Waarna Anna vriendelijk uitlegde dat voor jonge kinderen en jongvolwassenen overal gevaar dreigt. Op school hadden Piets (Nederlandse) vrienden hem de coffeeshops ingesleept waar altijd wel een paar (witte) volwassenen andere dingen begonnen te pushen. Op de sportschool liepen geregeld (witte) mannen met steroïde anabolen te leuren. Overal zit gespuis, maar als het om moslims of Noord-Afrikanen gaat scheren we plots iedereen over een kam en verdenken we ze en masse van van alles.
Piet wordt niet met de nek aangekeken en in zijn buurt grijpen witte mensen niet naar hun portemonnee. Hij ziet er immers niet uit als moslim. Maar veel van zijn vrienden wel. En waar Anna Piets geloof zo nodig kan verdedigen en al doende die angsten en vooroordelen misschien een beetje kan ontwrichten, krijgen zij die kans niet: Anna’s familieleden en al die andere Nederlanders die islamieten niet vertrouwen, praten daarover niet met die islamieten zelf. Zo gaan die dingen helaas: wat je vreest, dat schuw je. Waarmee je je angst in stand houdt, ook als die op niets geschraagd is.

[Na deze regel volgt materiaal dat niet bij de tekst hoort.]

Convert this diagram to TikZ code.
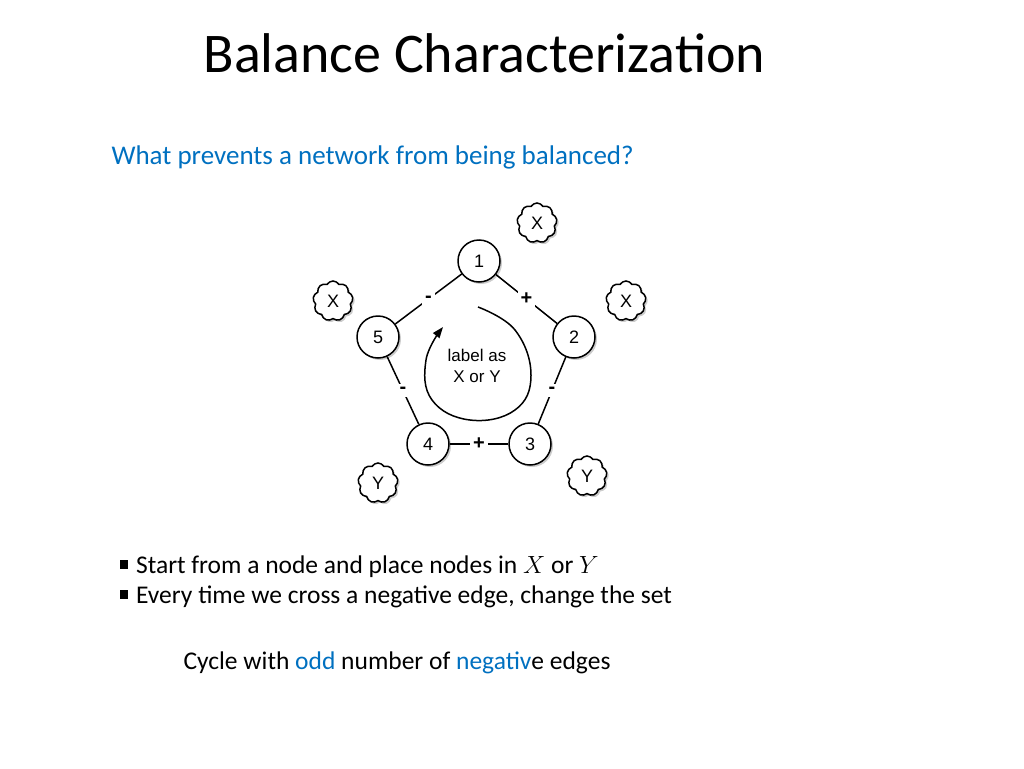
\documentclass[tikz,border=0pt]{standalone}
\usepackage{fontspec}
\setmainfont{Carlito}
\newfontfamily\arialf{Liberation Sans}
\usetikzlibrary{shapes.symbols,shadows,arrows.meta}
\definecolor{accent}{RGB}{0,112,192}
\newcommand{\bsq}{\raisebox{0.2em}{\rule{0.35em}{0.35em}}\hspace{0.3em}}
\begin{document}
\begin{tikzpicture}[x=1pt,y=-1pt,
  vert/.style={circle,draw,line width=1.5pt,fill=white,minimum size=42pt,inner sep=0pt,font=\arialf\fontsize{18}{18}\selectfont,drop shadow={opacity=0.4,shadow xshift=2pt,shadow yshift=-2pt}},
  cl/.style={cloud,cloud puffs=9,cloud puff arc=120,aspect=1,draw,line width=1.5pt,fill=white,minimum width=40pt,minimum height=40pt,inner sep=0pt,font=\arialf\fontsize{18}{18}\selectfont,drop shadow={opacity=0.4,shadow xshift=2pt,shadow yshift=-2pt}},
  sgn/.style={fill=white,inner sep=3pt,font=\arialf\bfseries\fontsize{20}{20}\selectfont},
  edge/.style={line width=1.5pt}]
\useasboundingbox (0,0) rectangle (1024,768);
\node[anchor=west,font=\fontsize{56}{56}\selectfont] (title) at (200,53) {Balance Characterization};
\node[anchor=west,text=accent,font=\fontsize{27}{27}\selectfont] (q) at (108,157) {What prevents a network from being balanced?};
\node (n1) [vert] at (479,261) {1};
\node (n2) [vert] at (574,337) {2};
\node (n3) [vert] at (530,444) {3};
\node (n4) [vert] at (428,444) {4};
\node (n5) [vert] at (378,337) {5};
\draw[edge] (n1) -- node[sgn]{+} (n2);
\draw[edge] (n2) -- node[sgn]{-} (n3);
\draw[edge] (n3) -- node[sgn]{+} (n4);
\draw[edge] (n4) -- node[sgn]{-} (n5);
\draw[edge] (n5) -- node[sgn]{-} (n1);
\node[cl] (c1) at (537,223) {X};
\node[cl] (c2) at (333,301) {X};
\node[cl] (c3) at (626,301) {X};
\node[cl] (c4) at (378,483) {Y};
\node[cl] (c5) at (587,476) {Y};
\node[align=center,font=\arialf\fontsize{17}{21}\selectfont] (lab) at (477,366) {label as\\X or Y};
\draw[line width=1.5pt,-{Triangle[length=11pt,width=8pt]}] plot[smooth,tension=0.7] coordinates {(478,307) (515,330) (531,375) (515,410) (470,420) (432,400) (426,360) (443,327)};
\node[anchor=west,font=\fontsize{25.5}{25.5}\selectfont] (b1) at (116,567) {\bsq Start from a node and place nodes in $X$ or $Y$};
\node[anchor=west,font=\fontsize{25.5}{25.5}\selectfont] (b2) at (116,597) {\bsq Every time we cross a negative edge, change the set};
\node[anchor=west,font=\fontsize{25.5}{25.5}\selectfont] (c) at (180,663) {Cycle with \textcolor{accent}{odd} number of \textcolor{accent}{negativ}e edges};
\end{tikzpicture}
\end{document}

Die verdenkingen en vooroordelen blijven. En ze worden gevoeld. Pierre Bokma gelezen in het PS van afgelopen zaterdag, die zich boos maakte dat de koran alle andere godsdiensten afwees en vooral in geboden en verboden handelde? Doet de bijbel anders? Nee, maar als de koran hetzelfde doet is het ineens vreselijk eng.
Moslims ervaren het klimaat jegens hen als gaandeweg vijandiger, meldden de inlichtingendiensten eerder deze maand. Het erge is dat daardoor ook de grote groep moslims die zich democraat acht, zich ontheemd begint te voelen: ”Te constateren valt dat een groeiend aantal moslims zich door opiniemakers en opinieleiders in het maatschappelijk verkeer onheus bejegend voelt. Hierbij komt dat in hun ogen de overheid zich niet – of onvoldoende – als onpartijdige arbiter opstelt. Deze gedachte leeft onder de kleine groep van politiek radicale moslims maar ook binnen een groot deel van moslims dat zich wel verbonden voelt met – en gebonden acht aan – de principes van de democratische rechtsstaat,’ schrijft de AIVD.

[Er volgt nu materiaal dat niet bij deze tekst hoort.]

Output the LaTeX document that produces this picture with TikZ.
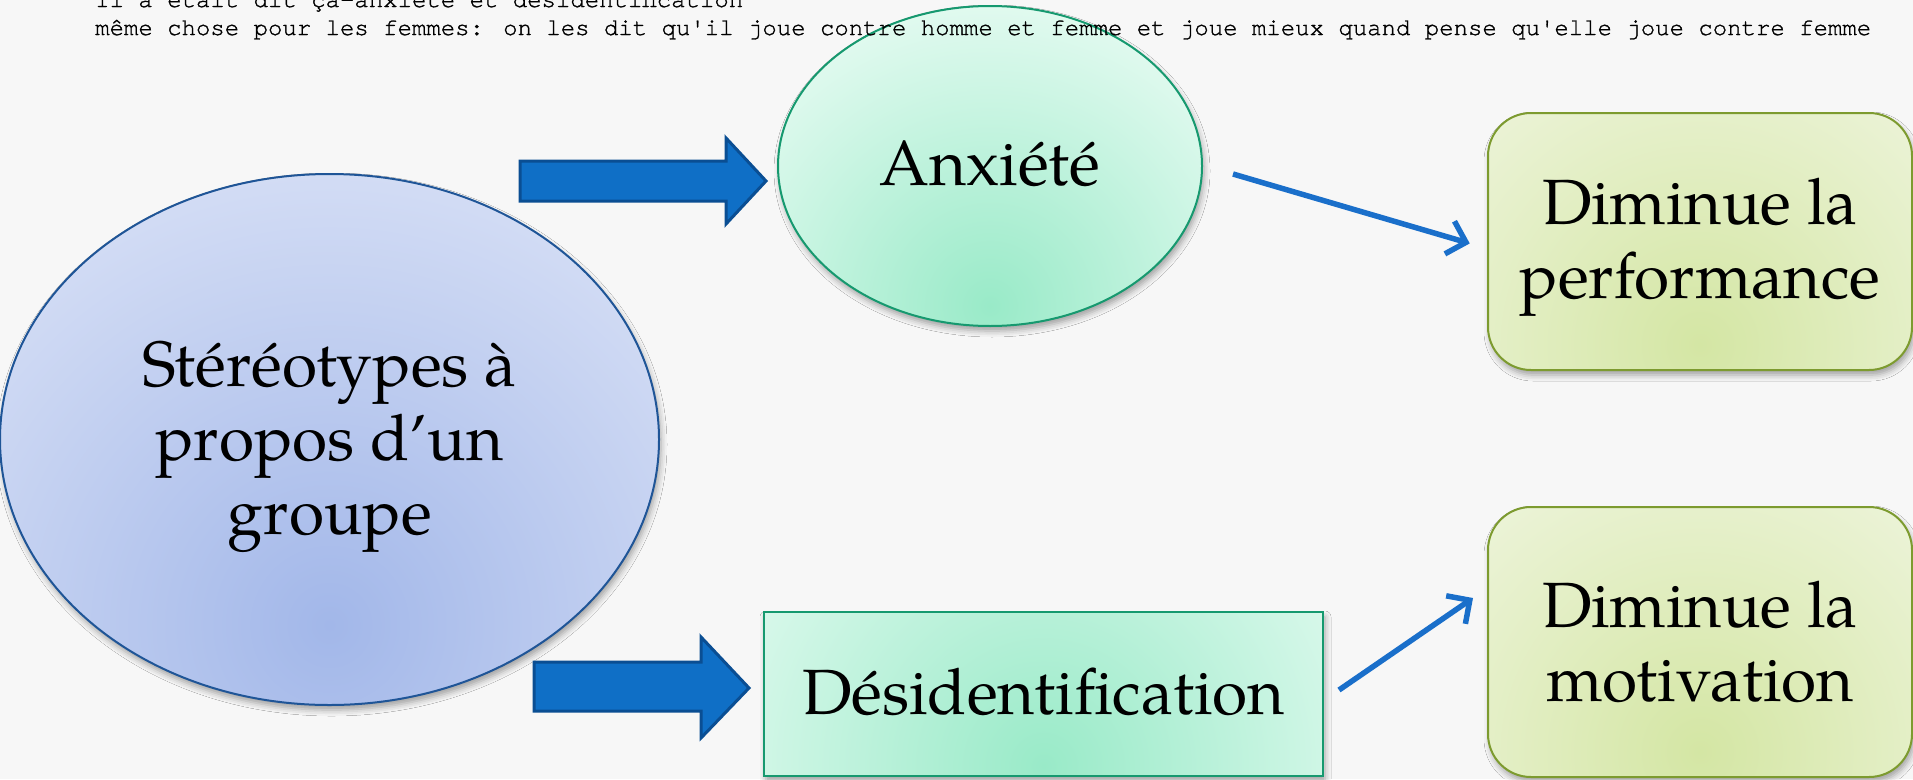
\documentclass[tikz,border=0pt]{standalone}
\usepackage{fontspec}
\setmainfont{TeX Gyre Pagella}
\newfontfamily\monofont[FakeBold=1.2]{TeX Gyre Cursor}
\usetikzlibrary{shadows.blur,arrows.meta,calc,shapes.geometric}
\definecolor{bgcol}{HTML}{F7F7F7}
\definecolor{blueLight}{HTML}{E2E8F8}
\definecolor{blueDark}{HTML}{A2B7E9}
\definecolor{blueEdge}{HTML}{1F5597}
\definecolor{mintLight}{HTML}{EAFCF4}
\definecolor{mintDark}{HTML}{99EAC8}
\definecolor{mintEdge}{HTML}{16996F}
\definecolor{limeLight}{HTML}{F2F7E5}
\definecolor{limeDark}{HTML}{D4E6A4}
\definecolor{limeEdge}{HTML}{7D9B2F}
\definecolor{arrFill}{HTML}{0F6FC6}
\definecolor{arrEdge}{HTML}{0A4E93}
\definecolor{thinArr}{HTML}{1A6FCA}
\tikzset{
  softshadow/.style={blur shadow={shadow xshift=2pt, shadow yshift=-5pt, shadow blur radius=6pt, shadow opacity=35}},
  bigtext/.style={font=\fontsize{64}{74}\selectfont, align=center, inner sep=0pt},
  bigell/.style={ellipse, draw=blueEdge, line width=2pt, fill=blueLight, softshadow,
    path picture={\shade[inner color=blueDark, outer color=blueLight]
      ([yshift=80pt]path picture bounding box.south) circle (600pt);}},
  minteli/.style={ellipse, draw=mintEdge, line width=2pt, fill=mintLight, softshadow,
    path picture={\shade[inner color=mintDark, outer color=mintLight]
      ([yshift=20pt]path picture bounding box.south) circle (340pt);}},
  mintbox/.style={rectangle, draw=mintEdge, line width=2pt, fill=mintLight, softshadow,
    path picture={\shade[inner color=mintDark, outer color=mintLight]
      ([yshift=10pt]path picture bounding box.south) circle (420pt);}},
  limebox/.style={rectangle, rounded corners=43pt, draw=limeEdge, line width=2pt, fill=limeLight, softshadow,
    path picture={\shade[inner color=limeDark, outer color=limeLight]
      ([yshift=25pt]path picture bounding box.south) circle (400pt);}},
  blockarrow/.style={fill=arrFill, draw=arrEdge, line width=3pt, line join=miter},
  thinarrow/.style={draw=thinArr, line width=5.5pt, -{Straight Barb[length=17pt, width=34pt, line width=5.5pt]}},
  monotext/.style={font=\monofont\fontsize{24}{27}\selectfont, anchor=base west, inner sep=0pt}
}
\begin{document}
\begin{tikzpicture}[x=1pt,y=-1pt]
\useasboundingbox (0,0) rectangle (1913,779);
\fill[bgcol] (0,0) rectangle (1913,779);

% main shapes
\node[bigell, minimum width=659pt, minimum height=531pt] (stereo) at (329.5,439.5) {};
\node[minteli, minimum width=424pt, minimum height=320pt] (anx) at (990,166) {};
\node[mintbox, minimum width=559pt, minimum height=164pt] (desid) at (1043.5,694) {};
\node[limebox, minimum width=424pt, minimum height=257pt] (perf) at (1700,241.5) {};
\node[limebox, minimum width=424pt, minimum height=270pt] (motiv) at (1700,642) {};

% texts
\node[bigtext] (stereoT) at ([yshift=-7pt]stereo.center) {Stéréotypes à\\propos d’un\\groupe};
\node[bigtext] (anxT) at ([yshift=2pt]anx.center) {Anxiété};
\node[bigtext] (desidT) at ([yshift=2pt]desid.center) {Désidentification};
\node[bigtext] (perfT) at ([yshift=-6pt]perf.center) {Diminue la\\performance};
\node[bigtext] (motivT) at (motiv.center) {Diminue la\\motivation};

% block arrows
\draw[blockarrow] (520,161) -- (726,161) -- (726,138) -- (766,181) -- (726,224) -- (726,201) -- (520,201) -- cycle;
\draw[blockarrow] (534,662) -- (701,662) -- (701,637) -- (749,688) -- (701,738) -- (701,711) -- (534,711) -- cycle;

% thin arrows
\draw[thinarrow, shorten >=18pt] ([xshift=30pt, yshift=-8pt]anx.east) -- ([yshift=-7pt]perf.west);
\coordinate (motin) at (1473,598);
\draw[thinarrow] ([xshift=15pt, yshift=4pt]desid.east) -- (motin);

% header text
\node[monotext] (line1) at (95,7) {Il a était dit ça-anxiété et désidentification};
\node[monotext] (line2) at (95,35) {même chose pour les femmes: on les dit qu'il joue contre homme et femme et joue mieux quand pense qu'elle joue contre femme};
\end{tikzpicture}
\end{document}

Naarmate de islam en haar gelovigen meer worden gewantrouwd en geweerd, verhardden de linies zich. Juist in de uitstoting die zo op gang gebracht wordt ligt een grote voedingsbron voor radicalisering, waarschuwt de AIVD. Anders gezegd: de radicalisering waarvoor we hier zo bang zijn komt niet uit de islam voort, maar uit onze argwanende behandeling van haar aanhangers. Wat gij niet wilt dat u geschiedt…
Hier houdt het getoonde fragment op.